Faith and Doubt in an Editor’s Heart

In a presentation near the end of the festival, Kathy Pories offered a quiet, confident, and informative look at editors, who are frequently at work behind the scenes helping to guide and, when necessary, to change a book, often at the behest of the author, into a story that can delve into depths that we all face – and often need the help of a good story to help us to navigate.

At the start of her presentation, the senior editor at Algonquin Books spoke both of faith and doubt, which often play key roles in the significant, behind-the-scenes work that she does.

“I have plenty of moments of doubt when I am editing a book, asking if this scene or that character works,” she said. “There is always a back and forth with the author, but as we revise again and again I have faith in the enterprise.”

Pories has worked with such authors as Jill McCorkle, Oscar Hokeah, Hillary Jordan, Silas House, Daniel Wallace, Lee Smith, Robert Olmstead, and Jean Thompson.

Reflecting a bit on the topic of faith in her work, Pories said she is attracted to an author's unique voice, the way one uses language in a style that is special to oneself and can be engaging to readers.

“A convincing voice and true conflict are important, and I believe that is what many readers want and [what] will help them to have faith in the book,” she said.

She described the reader and writer as “on a journey together. Having faith in a book is important. I love to help bring a book into the world so that everyone can buy them and we can all have faith that they won’t be banned.”

All of the Light We Eventually Saw

The crowd in the Van Noord Arena listened intently as novelist Anthony Doerr opened the festival’s final plenary session by showing many quotes from a range of authors on two big screens on either side of him.

The quotes were from literary passages using similes and metaphors to mirror and hint at various connections between characters in books and the wider world.

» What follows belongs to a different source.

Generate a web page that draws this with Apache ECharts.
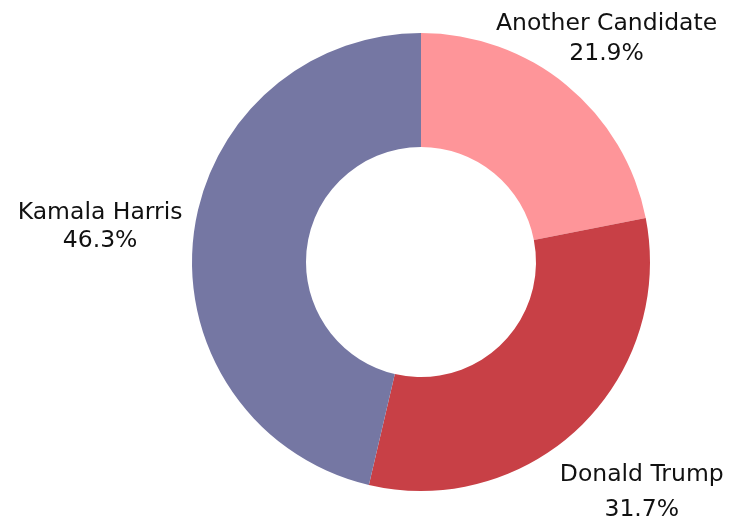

As he spoke, he especially used images and similes in the short story “The New Dress” by Virginia Woolf. In this story, Mabel attends a party in a new dress but feels very uncomfortable and thinks of herself as a fly. Part of the story reads: “She saw herself like that – she was a fly, but the others were dragonflies, butterflies, beautiful insects, dancing, fluttering, skimming, while she alone dragged herself up out of the saucer” – imagining herself as a fly emerging from a saucer on one of the party tables.

For a time, it seemed as if the audience struggled a bit to keep up with Doerr’s talk on similes, and at one point he acknowledged that it might get a little technical.

But as he wrapped up the presentation, he tied together the crucial points he was making.

“Literature can be a tool of interconnection,” said the author of the Pulitzer Prize-winning novel All the Light We Cannot See (2014) and the more recent novel Cloud Cuckoo Land (2022), which has also won several prizes. “If used well, literature has the potential of saving the world.”

Using similes, such as comparing oneself to a fly in a saucer, can connect something specific, such as feeling out of place at a party, to universal truths – perhaps the alienation many of us feel.

But how can this change the world?

“Literature can shake us into unpredictable places,” said Doerr. “Writers can lead readers, through the use of transformational symbols, into meaning. They can plunge us into the cellars of our memory. . . .

“Literature can help us to see that everything is hitched to everything else in the universe. . . . It can help us realize that every strata of life is interconnected and magnificent. . . .

“Literature is a powerful source to tighten our circle of compassion. . . . We are in this life together for better or worse. Even so, the more we are able to see the connections between everything, the better off we will be.”

When he finished, the audience – full of people who care deeply about how writing links us to the mysteries of faith – erupted in lengthy applause, appreciating the speaker’s ode to the power of writing and its ability to bring change in the world.